Youth who are involved in the juvenile justice system are at significant risk of being trafficked — male and female alike. Many have witnessed extensive trauma prior to their first arrest. Traffickers may try to convince court-involved youth that they are unhirable, that their community won’t accept them, or that they don’t need an education – all elements that further increase a youth’s risk of being trafficked.

Quite a few incarcerated boys join gangs prior to their arrest. They may have been trying to make ends meet or in search of community that would accept them. More will seek safety by joining gangs while they are in corrections, and are expected to participate fully in the gang upon their release. Many gang-affiliated youth have been labor trafficked — forced to deal weapons and drugs or work without pay — and many gang-involved youth have been coerced into providing sexual images or services under threat of harm to themselves or their loved ones.

Many boys who find themselves in this situation may have already been sexually exploited and are most likely unsure about how to process the trauma that has occurred in their body.

It’s important that court-involved young men understand factors that contribute to trafficking and exploitation and learn how to engage in healthy relationships with peers and adults.

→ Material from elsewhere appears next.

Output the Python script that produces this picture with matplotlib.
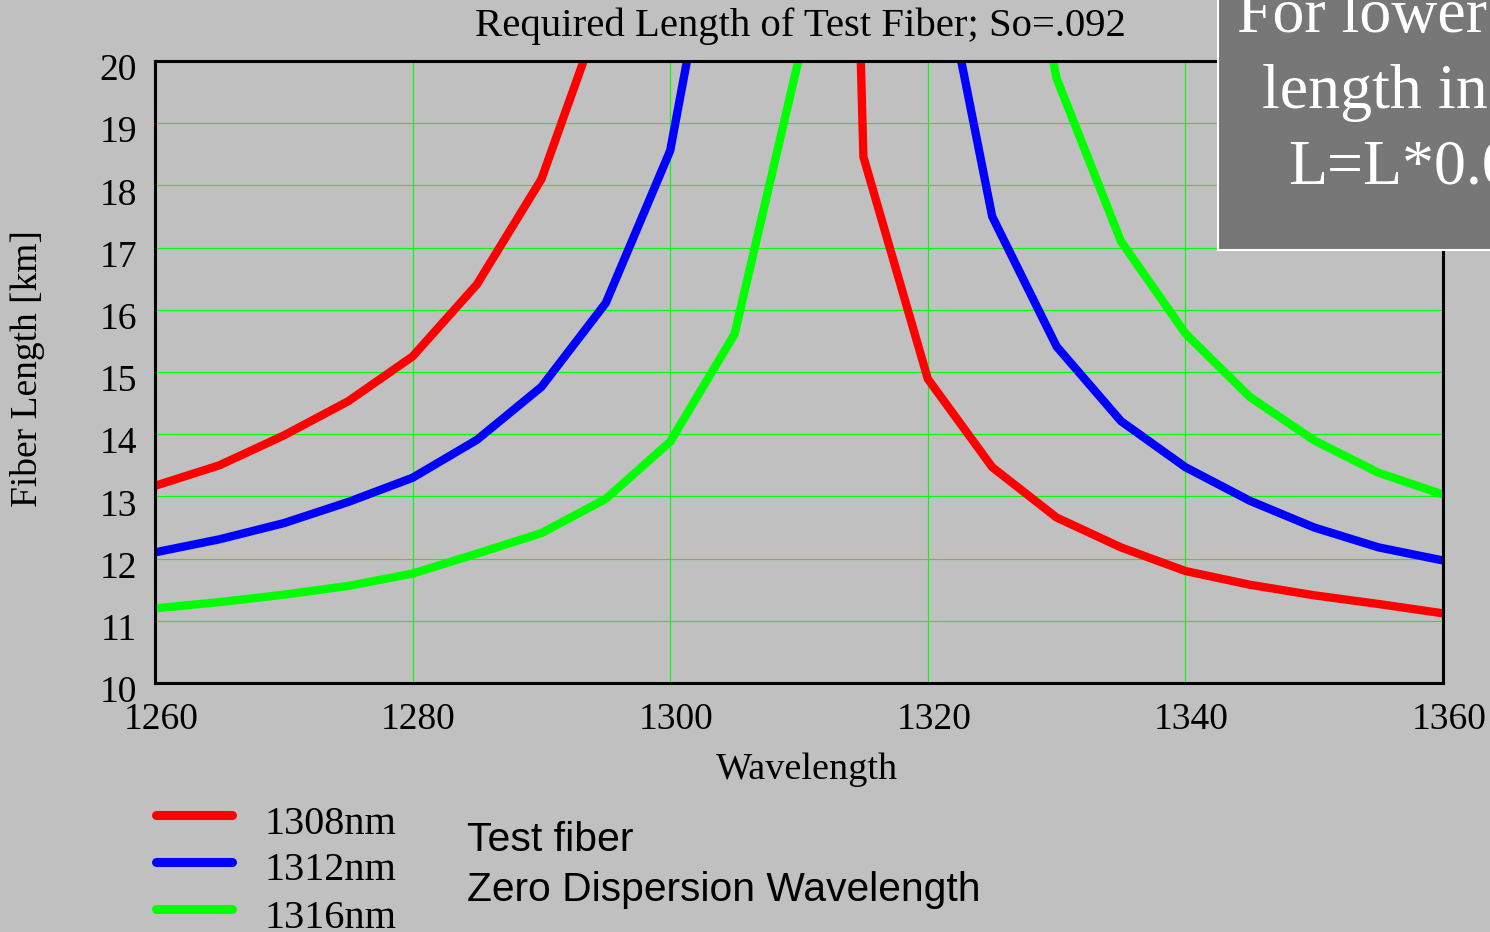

That’s why Gracehaven’s prevention team is so excited to help educate these young boys at Indian River Correctional Facility about sexual exploitation and trafficking, and how they can prevent it from happening to themselves or others.

During these quarterly sessions our team will communicate three key messages:

  1. They are more than what they have done, or what has happened to them.
  2. “This can happen to them too.”
  3. There is still hope for a bright future.

We look forward to continuing to work with the Indian River boys on a quarterly basis.